Set problem:
Starting at the first line of the listing below, repeat each line exactly until the line containing "from matplotlib.offsetbox import", which you include. Leave out pictures.

** Start Recorded information **

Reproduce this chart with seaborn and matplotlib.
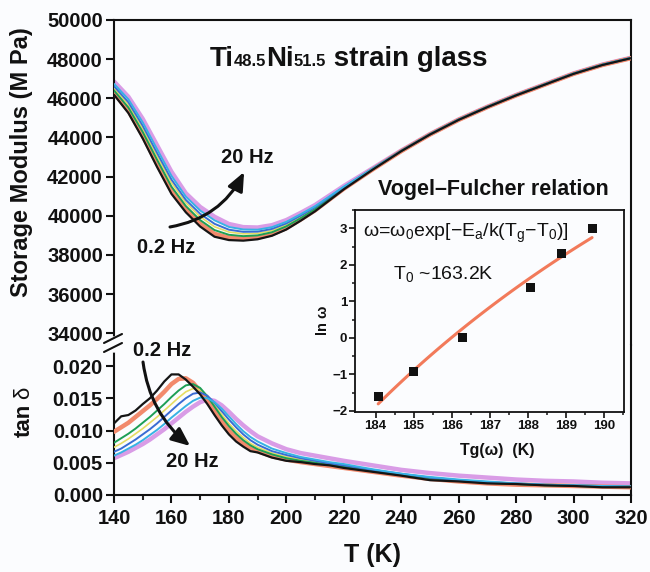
import numpy as np
import pandas as pd
import matplotlib
matplotlib.use("Agg")
import matplotlib.pyplot as plt
import seaborn as sns
from matplotlib.offsetbox import TextArea, HPacker, AnchoredOffsetbox

# ---------------- data ----------------
FREQS = ["0.2 Hz", "0.4 Hz", "1 Hz", "2 Hz", "4 Hz", "10 Hz", "20 Hz"]

# storage modulus (MPa) vs temperature (K)
T_E = [140, 145, 150, 155, 160, 165, 170, 175, 180, 185, 190, 195, 200, 205,
       210, 220, 230, 240, 250, 260, 270, 280, 290, 300, 310, 320]
E_f1 = [46180, 45250, 43950, 42490, 41120, 40180, 39450, 38930, 38760, 38730, 38800, 38980, 39300,
        39750, 40230, 41350, 42350, 43300, 44150, 44900, 45550, 46150, 46700, 47250, 47700, 48050]
E_f2 = [46280, 45380, 44100, 42660, 41290, 40330, 39600, 39080, 38880, 38830, 38890, 39060, 39370,
        39810, 40280, 41380, 42360, 43300, 44150, 44900, 45550, 46150, 46700, 47250, 47700, 48050]
E_f3 = [46400, 45530, 44280, 42860, 41490, 40500, 39780, 39270, 39030, 38960, 39000, 39160, 39460,
        39880, 40340, 41410, 42370, 43310, 44160, 44910, 45560, 46160, 46710, 47260, 47710, 48060]
E_f4 = [46520, 45680, 44450, 43050, 41690, 40670, 39950, 39440, 39170, 39080, 39100, 39250, 39540,
        39950, 40390, 41430, 42380, 43310, 44160, 44910, 45560, 46160, 46710, 47260, 47710, 48060]
E_f5 = [46620, 45800, 44600, 43210, 41850, 40810, 40100, 39590, 39290, 39180, 39190, 39330, 39610,
        40010, 40440, 41460, 42400, 43320, 44160, 44910, 45560, 46160, 46710, 47260, 47710, 48060]
E_f6 = [46740, 45950, 44770, 43400, 42040, 40980, 40270, 39770, 39430, 39300, 39290, 39420, 39690,
        40080, 40490, 41490, 42410, 43320, 44170, 44920, 45570, 46170, 46720, 47270, 47720, 48070]
E_f7 = [46860, 46080, 44950, 43600, 42250, 41150, 40450, 39950, 39580, 39420, 39400, 39520, 39780,
        40150, 40550, 41520, 42420, 43330, 44170, 44920, 45570, 46170, 46720, 47270, 47720, 48070]

# loss tangent vs temperature (K)
T_TAN = [140, 142.5, 145, 147.5, 150, 152.5, 155, 157.5, 160, 162.5, 165, 167.5, 170, 172.5,
         175, 177.5, 180, 182.5, 185, 187.5, 190, 195, 200, 205, 210, 215, 220, 230, 240,
         250, 260, 270, 280, 290, 300, 310, 320]
TAN_f1 = [0.0111, 0.0122, 0.0124, 0.0131, 0.0141, 0.0150, 0.0162, 0.0176, 0.0187, 0.0187, 0.0179,
          0.0168, 0.0156, 0.0141, 0.0124, 0.0108, 0.0094, 0.0083, 0.0075, 0.0068, 0.0066, 0.0058,
          0.0053, 0.0051, 0.0048, 0.0046, 0.0042, 0.0036, 0.0030, 0.0023, 0.0021, 0.0018, 0.0017,
          0.0015, 0.0014, 0.0012, 0.0012]
TAN_f2 = [0.0098, 0.0105, 0.0112, 0.0121, 0.0130, 0.0139, 0.0149, 0.0160, 0.0172, 0.0180, 0.0181,
          0.0174, 0.0161, 0.0146, 0.0130, 0.0114, 0.0100, 0.0089, 0.0080, 0.0073, 0.0068, 0.0060,
          0.0055, 0.0051, 0.0048, 0.0045, 0.0042, 0.0036, 0.0030, 0.0025, 0.0021, 0.0018, 0.0016,
          0.0015, 0.0014, 0.0013, 0.0012]
TAN_f3 = [0.0081, 0.0088, 0.0095, 0.0103, 0.0112, 0.0121, 0.0131, 0.0141, 0.0152, 0.0162, 0.0170,
          0.0172, 0.0166, 0.0153, 0.0137, 0.0121, 0.0107, 0.0095, 0.0085, 0.0077, 0.0071, 0.0063,
          0.0057, 0.0053, 0.0050, 0.0047, 0.0044, 0.0037, 0.0031, 0.0026, 0.0022, 0.0019, 0.0017,
          0.0015, 0.0014, 0.0013, 0.0013]
TAN_f4 = [0.0074, 0.0080, 0.0087, 0.0095, 0.0103, 0.0112, 0.0121, 0.0131, 0.0141, 0.0151, 0.0160,
          0.0165, 0.0163, 0.0154, 0.0140, 0.0125, 0.0111, 0.0099, 0.0089, 0.0080, 0.0074, 0.0065,
          0.0059, 0.0055, 0.0051, 0.0048, 0.0045, 0.0038, 0.0032, 0.0027, 0.0023, 0.0020, 0.0017,
          0.0016, 0.0015, 0.0014, 0.0013]
TAN_f5 = [0.0067, 0.0072, 0.0079, 0.0086, 0.0094, 0.0102, 0.0111, 0.0121, 0.0131, 0.0141, 0.0150,
          0.0157, 0.0159, 0.0154, 0.0143, 0.0130, 0.0117, 0.0105, 0.0094, 0.0085, 0.0078, 0.0068,
          0.0062, 0.0057, 0.0053, 0.0049, 0.0046, 0.0039, 0.0033, 0.0027, 0.0023, 0.0020, 0.0018,
          0.0016, 0.0015, 0.0014, 0.0013]
TAN_f6 = [0.0061, 0.0066, 0.0072, 0.0078, 0.0085, 0.0093, 0.0101, 0.0110, 0.0120, 0.0129, 0.0138,
          0.0146, 0.0151, 0.0150, 0.0144, 0.0134, 0.0122, 0.0110, 0.0099, 0.0090, 0.0083, 0.0072,
          0.0065, 0.0059, 0.0055, 0.0051, 0.0048, 0.0040, 0.0033, 0.0028, 0.0024, 0.0021, 0.0018,
          0.0016, 0.0015, 0.0014, 0.0013]
TAN_f7 = [0.0057, 0.0062, 0.0067, 0.0073, 0.0079, 0.0086, 0.0094, 0.0102, 0.0111, 0.0120, 0.0129,
          0.0137, 0.0144, 0.0148, 0.0146, 0.0139, 0.0129, 0.0118, 0.0108, 0.0099, 0.0091, 0.0080,
          0.0071, 0.0065, 0.0061, 0.0057, 0.0053, 0.0046, 0.0039, 0.0034, 0.0030, 0.0027, 0.0024,
          0.0022, 0.0021, 0.0019, 0.0018]

# Vogel-Fulcher inset: freezing temperature vs ln(omega)
TG = [184.07, 184.99, 186.28, 188.08, 188.90, 189.69]
LN_OMEGA = [-1.6, -0.92, 0.0, 1.38, 2.3, 3.0]
T0 = 163.2

E_SERIES = [E_f1, E_f2, E_f3, E_f4, E_f5, E_f6, E_f7]
TAN_SERIES = [TAN_f1, TAN_f2, TAN_f3, TAN_f4, TAN_f5, TAN_f6, TAN_f7]

COLORS = ["#151515", "#f28a6c", "#1d9f55", "#e6dc63", "#3a6cd3", "#37b2e4", "#d99ce6"]
WIDTHS = [1.6, 3.2, 1.4, 1.2, 1.4, 1.4, 3.2]
ZORD = [9, 3, 6, 5, 7, 8, 2]

df_E = pd.concat([pd.DataFrame({"T": T_E, "E": e, "f": f}) for f, e in zip(FREQS, E_SERIES)])
df_tan = pd.concat([pd.DataFrame({"T": T_TAN, "tan": t, "f": f}) for f, t in zip(FREQS, TAN_SERIES)])

# ---------------- style ----------------
sns.set_theme(style="ticks")
plt.rcParams["font.family"] = ["Liberation Sans", "DejaVu Sans"]
plt.rcParams["axes.linewidth"] = 1.5
BG = "#fbfcfe"

W, H = 650, 572
fig = plt.figure(figsize=(6.5, 5.72), dpi=100, facecolor=BG)


def fx(px):
    return px / W


def fy(py):
    return 1 - py / H


left, right = fx(114), fx(631)
ax_top = fig.add_axes([left, fy(345), right - left, fy(20) - fy(345)])
ax_bot = fig.add_axes([left, fy(495), right - left, fy(345) - fy(495)])
for ax in (ax_top, ax_bot):
    ax.set_facecolor(BG)
    for s in ax.spines.values():
        s.set_color("#111111")
        s.set_linewidth(1.5)

# storage modulus curves
for f, c, w, z in zip(FREQS, COLORS, WIDTHS, ZORD):
    sns.lineplot(data=df_E[df_E.f == f], x="T", y="E", ax=ax_top, color=c, lw=w,
                 legend=False, zorder=z, sort=True)
# loss tangent curves
for f, c, w, z in zip(FREQS, COLORS, WIDTHS, ZORD):
    sns.lineplot(data=df_tan[df_tan.f == f], x="T", y="tan", ax=ax_bot, color=c, lw=w,
                 legend=False, zorder=z, sort=True)

ax_top.set_xlim(140, 320)
ax_bot.set_xlim(140, 320)
ax_top.set_ylim(33400, 50000)
ax_bot.set_ylim(0, 0.02326)

ax_top.spines["bottom"].set_visible(False)
ax_bot.spines["top"].set_visible(False)
ax_top.tick_params(axis="x", which="both", bottom=False, top=False, labelbottom=False)
ax_top.set_yticks(np.arange(34000, 50001, 2000))
ax_bot.set_yticks(np.arange(0, 0.0201, 0.005))
ax_bot.set_yticklabels([f"{v:.3f}" for v in np.arange(0, 0.0201, 0.005)])
ax_bot.set_xticks(np.arange(140, 321, 20))
ax_bot.set_xticks(np.arange(150, 321, 20), minor=True)

for ax in (ax_top, ax_bot):
    ax.tick_params(axis="both", which="major", direction="out", length=6, width=1.5,
                   labelsize=14.5, pad=2, colors="#111111")
    ax.tick_params(axis="x", which="minor", direction="out", length=3.5, width=1.5)
    for lab in ax.get_yticklabels() + ax.get_xticklabels():
        lab.set_fontweight("bold")
    ax.set_xlabel("")
    ax.set_ylabel("")
ax_bot.tick_params(axis="x", which="major", pad=4)

# axis break on the left spine
fig.add_artist(plt.Line2D([fx(114), fx(114)], [fy(339), fy(350)], color=BG, lw=4,
                          transform=fig.transFigure))
for y0 in (343, 352):
    fig.add_artist(plt.Line2D([fx(104), fx(122)], [fy(y0), fy(y0 - 9)], color="#111111",
                              lw=1.5, transform=fig.transFigure))

# axis labels
fig.text(fx(22), fy(162), "Storage Modulus (M Pa)", rotation=90, ha="center", va="center",
         fontsize=17, fontweight="bold", color="#111111")
fig.text(fx(24), fy(437), "tan", rotation=90, ha="center", va="bottom",
         fontsize=16, fontweight="bold", color="#111111")
fig.text(fx(24), fy(387), "δ", rotation=90, ha="center", va="top",
         fontsize=16, color="#111111")
fig.text(fx(372), fy(555), "T (K)", ha="center", va="center", fontsize=18,
         fontweight="bold", color="#111111")

# title with subscript-sized numbers
big = dict(fontsize=20, fontweight="bold", color="#111111")
small = dict(fontsize=12, fontweight="bold", color="#111111")
title = HPacker(children=[TextArea("Ti", textprops=big), TextArea("48.5", textprops=small),
                          TextArea("Ni", textprops=big), TextArea("51.5", textprops=small),
                          TextArea(" strain glass", textprops=big)],
                align="baseline", pad=0, sep=0)
fig.add_artist(AnchoredOffsetbox(loc="lower left", child=title, pad=0, borderpad=0,
                                 frameon=False, bbox_to_anchor=(fx(210), fy(72)),
                                 bbox_transform=fig.transFigure))

# frequency arrows and labels
arrow = dict(arrowstyle="-|>,head_length=0.7,head_width=0.3", lw=2.2, color="#111111",
             shrinkA=0, shrinkB=0, mutation_scale=16)
ax_top.annotate("", xy=(185.3, 42237), xytext=(159.5, 39428),
                arrowprops=dict(arrow, connectionstyle="arc3,rad=0.25"), zorder=12)
ax_top.text(186.3, 42952, "20 Hz", ha="center", va="center", fontsize=14.5,
            fontweight="bold", color="#111111", zorder=12)
ax_top.text(158.1, 38355, "0.2 Hz", ha="center", va="center", fontsize=14.5,
            fontweight="bold", color="#111111", zorder=12)
ax_bot.annotate("", xy=(166.5, 0.0076), xytext=(150.1, 0.02062),
                arrowprops=dict(arrow, connectionstyle="arc3,rad=0.2"), zorder=12)
ax_bot.text(156.7, 0.02248, "0.2 Hz", ha="center", va="center", fontsize=14.5,
            fontweight="bold", color="#111111", zorder=12, clip_on=False)
ax_bot.text(167.2, 0.00512, "20 Hz", ha="center", va="center", fontsize=14.5,
            fontweight="bold", color="#111111", zorder=12)

# ---------------- Vogel-Fulcher inset ----------------
ax_in = fig.add_axes([fx(355), fy(412), fx(624) - fx(355), fy(210) - fy(412)])
ax_in.set_facecolor(BG)
for s in ax_in.spines.values():
    s.set_color("#111111")
    s.set_linewidth(1.3)

# least-squares fit of ln(omega) = A - B / (Tg - T0) with fixed T0
inv = 1.0 / (np.array(TG) - T0)
slope, icpt = np.polyfit(inv, np.array(LN_OMEGA), 1)
tg_fit = np.linspace(min(TG), max(TG), 60)
fit_df = pd.DataFrame({"Tg": tg_fit, "ln": icpt + slope / (tg_fit - T0)})
sns.lineplot(data=fit_df, x="Tg", y="ln", ax=ax_in, color="#f27a5a", lw=2.2, legend=False)
sns.scatterplot(x=TG, y=LN_OMEGA, ax=ax_in, marker="s", s=42, color="#111111",
                edgecolor="none", zorder=5, legend=False)

ax_in.set_xlim(183.46, 190.53)
ax_in.set_ylim(-2.03, 3.5)
ax_in.set_xticks(np.arange(184, 191, 1))
ax_in.set_xticks(np.arange(184.5, 190.6, 1), minor=True)
ax_in.set_yticks(np.arange(-2, 4, 1))
ax_in.set_yticks(np.arange(-1.5, 3.6, 1), minor=True)
ax_in.tick_params(axis="both", which="major", direction="out", length=4, width=1.2,
                  labelsize=9.5, pad=1.5, colors="#111111")
ax_in.tick_params(axis="both", which="minor", direction="out", length=2.5, width=1.2)
for lab in ax_in.get_xticklabels() + ax_in.get_yticklabels():
    lab.set_fontweight("bold")
ax_in.set_xlabel("")
ax_in.set_ylabel("")

eq = (r"ω=ω$_\mathregular{0}$exp[−E$_\mathregular{a}$/k(T$_\mathregular{g}$"
      r"−T$_\mathregular{0}$)]")
ax_in.text(0.03, 0.885, eq, transform=ax_in.transAxes, ha="left", va="center",
           fontsize=14, color="#111111")
ax_in.text(0.14, 0.68, r"T$_\mathregular{0}$ ~163.2K", transform=ax_in.transAxes,
           ha="left", va="center", fontsize=14, color="#111111")

fig.text(fx(493.5), fy(189), "Vogel–Fulcher relation", ha="center", va="center",
         fontsize=15.5, fontweight="bold", color="#111111")
fig.text(fx(497), fy(450), "Tg(ω)  (K)", ha="center", va="center", fontsize=11.5,
         fontweight="bold", color="#111111")
fig.text(fx(323), fy(320), "ln ω", rotation=90, ha="center", va="center", fontsize=10.5,
         fontweight="bold", color="#111111")

fig.savefig("out.png", dpi=100, facecolor=BG)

** End Recorded information **

Worked solution:
Reproduce this chart with seaborn and matplotlib.
import numpy as np
import pandas as pd
import matplotlib
matplotlib.use("Agg")
import matplotlib.pyplot as plt
import seaborn as sns
from matplotlib.offsetbox import TextArea, HPacker, AnchoredOffsetbox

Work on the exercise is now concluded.